= Alexander Perepilichny =

Russian businessman and whistleblower

Alexander Yurevich Perepilichny (Алекса́ндр Ю́рьевич Перепели́чный, /ru/; 15 July 1968 – 10 November 2012) was a Russian businessman and whistleblower who died while jogging near London in 2012, after leaving Russia in 2009.

Two autopsies proved inconclusive, as did advanced toxicology tests. He was alleged to have been killed as part of the conspiracy to cover up the theft of $230 million from the Treasury of Russia.

==Career==
In December 2007, Perepilichny's Quartell Trading signed a contract to buy $3,172,000 worth of "furniture", from Balec Ventures, a company owned by Issa al-Zeydi, who is a Russian of Syrian descent sanctioned by the U.S. Treasury Department in 2014, due to his connection to the Scientific Studies and Research Center in Syria.

== Whistle-blowing ==
Perepilichny, a financier, left Moscow in 2009 to live in the United Kingdom. In 2010, Perepilichny handed over documents to Swiss prosecutors detailing the involvement of senior Russian officials in the fraud of $230 million from the Russian Treasury through Hermitage Capital Management. The case has developed worldwide media coverage through the death of lawyer Sergei Magnitsky.

== Death ==
On 10 November 2012, Perepilichny travelled back to the UK from a three-day trip to Paris. After arriving home, he went out to jog in St George's Hill, and was found dead on the road by a neighbour. A video of his corpse was widely circulated online in the aftermath of his death.
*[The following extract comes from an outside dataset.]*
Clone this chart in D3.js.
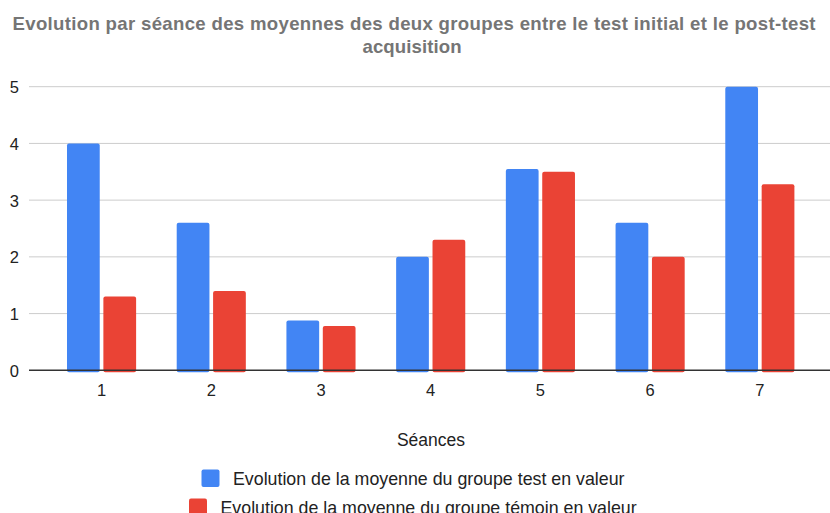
<!DOCTYPE html>
<html>
<head>
<meta charset="utf-8">
<script src="https://cdn.jsdelivr.net/npm/d3@7"></script>
<style>
  body { margin: 0; background: #fff; }
  svg { display: block; font-family: "Liberation Sans", Arial, sans-serif; }
</style>
</head>
<body>
<svg id="chart" width="830" height="513"></svg>
<script>
const seances = ["1", "2", "3", "4", "5", "6", "7"];
const groupeTest = [4.0, 2.6, 0.88, 2.0, 3.55, 2.6, 5.0];
const groupeTemoin = [1.3, 1.4, 0.78, 2.3, 3.5, 2.0, 3.28];
const yTicks = [0, 1, 2, 3, 4, 5];
const seriesNames = [
  "Evolution de la moyenne du groupe test en valeur",
  "Evolution de la moyenne du groupe témoin en valeur"
];
const colors = ["#4285f4", "#ea4335"];

const svg = d3.select("#chart");
const plotLeft = 29, plotRight = 830;

const x = d3.scaleBand()
  .domain(seances)
  .range([46.7, 814.7])
  .paddingInner(0.37)
  .paddingOuter(0.185);

const xInner = d3.scaleBand()
  .domain([0, 1])
  .range([0, x.bandwidth()])
  .paddingInner(0.1);

const y = d3.scaleLinear()
  .domain([0, 5])
  .range([370.3, 86.7]);

// title
const title = svg.append("text")
  .attr("text-anchor", "middle")
  .attr("font-size", 18.6)
  .attr("font-weight", "bold")
  .attr("fill", "#757575");
title.append("tspan").attr("x", 414).attr("y", 30)
  .attr("textLength", 803)
  .attr("lengthAdjust", "spacing")
  .text("Evolution par séance des moyennes des deux groupes entre le test initial et le post-test");
title.append("tspan").attr("x", 412).attr("y", 53)
  .attr("textLength", 99)
  .attr("lengthAdjust", "spacing")
  .text("acquisition");

// gridlines
svg.append("g").selectAll("line")
  .data(yTicks.filter(d => d !== 0))
  .join("line")
  .attr("x1", plotLeft).attr("x2", plotRight)
  .attr("y1", d => y(d)).attr("y2", d => y(d))
  .attr("stroke", "#cccccc")
  .attr("stroke-width", 1);

// y labels
svg.append("g").selectAll("text")
  .data(yTicks)
  .join("text")
  .attr("x", 19)
  .attr("y", d => y(d) + 6.5)
  .attr("text-anchor", "end")
  .attr("font-size", 16.5)
  .attr("fill", "#222")
  .text(d => d);

// bars
const rows = seances.map((s, i) => ({ s, vals: [groupeTest[i], groupeTemoin[i]] }));
const groups = svg.append("g").selectAll("g")
  .data(rows)
  .join("g")
  .attr("transform", d => `translate(${x(d.s)},0)`);

groups.selectAll("rect")
  .data(d => d.vals.map((v, k) => ({ v, k })))
  .join("rect")
  .attr("x", d => xInner(d.k))
  .attr("width", xInner.bandwidth())
  .attr("y", d => y(d.v))
  .attr("height", d => y(0) - y(d.v) + 2)
  .attr("rx", 2)
  .attr("fill", d => colors[d.k]);

// baseline
svg.append("line")
  .attr("x1", plotLeft).attr("x2", plotRight)
  .attr("y1", y(0)).attr("y2", y(0))
  .attr("stroke", "#333")
  .attr("stroke-width", 1.5);

// x labels
svg.append("g").selectAll("text")
  .data(seances)
  .join("text")
  .attr("x", d => x(d) + x.bandwidth() / 2)
  .attr("y", 396)
  .attr("text-anchor", "middle")
  .attr("font-size", 16.5)
  .attr("fill", "#222")
  .text(d => d);

// axis title
svg.append("text")
  .attr("x", 431)
  .attr("y", 446)
  .attr("text-anchor", "middle")
  .attr("font-size", 17.5)
  .attr("fill", "#222")
  .text("Séances");

// legend
const legendPos = [{ sx: 201.5, ty: 485 }, { sx: 189, ty: 514 }];
const legend = svg.append("g").selectAll("g")
  .data(seriesNames)
  .join("g");
legend.append("rect")
  .attr("x", (d, i) => legendPos[i].sx)
  .attr("y", (d, i) => legendPos[i].ty - 15.5)
  .attr("width", 18).attr("height", 17.5)
  .attr("rx", 2)
  .attr("fill", (d, i) => colors[i]);
legend.append("text")
  .attr("x", (d, i) => legendPos[i].sx + 31.5)
  .attr("y", (d, i) => legendPos[i].ty)
  .attr("font-size", 17.8)
  .attr("fill", "#222")
  .text(d => d);
</script>
</body>
</html>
Perepilichny had no reported health issues when he collapsed. Two years after his death, one of Perepilichny's life insurance companies, Legal & General, ordered tests that detected a toxin from a Chinese flowering plant Gelsemium in his stomach; the plant is nicknamed "heartbreak grass" because its leaves trigger cardiac arrest if ingested. Mr Perepilichny's other insurers have not raised any objections or requested access to the inquest.

Fiona Barton, the lawyer for Surrey Police, has continued to maintain that "No identifiable toxin was found and that remains the case", she said.

== Allegations of assassination ==
Weeks after his death, the British press reported that in 2011 Perepilichny's name had reputedly been placed on a list of targets wanted dead in connection with the Treasury theft.

Geoffrey Robertson QC, representing the company which had led the fraud investigation, stated in court that Perepilichny may have been talking to the British security services shortly before his death. He described 45 sensitive documents that had been kept secret under public interest immunity as a "cover-up".

In 2017, it was reported, but unconfirmed, that U.S. intelligence officials passed MI6 intelligence indicating that Perepilichny was likely "assassinated on direct orders from Putin or people close to him". A U.S. intelligence report to Congress asserted with "high confidence" that Perepilichny was assassinated on the orders of Russian officials. A National Intelligence Council memorandum mentions Perepilichny was possibly assassinated on orders from the Kremlin.

Canadian newspaper The Globe and Mail reported in 2018 that French police were investigating Perepilichny's death as a likely assassination.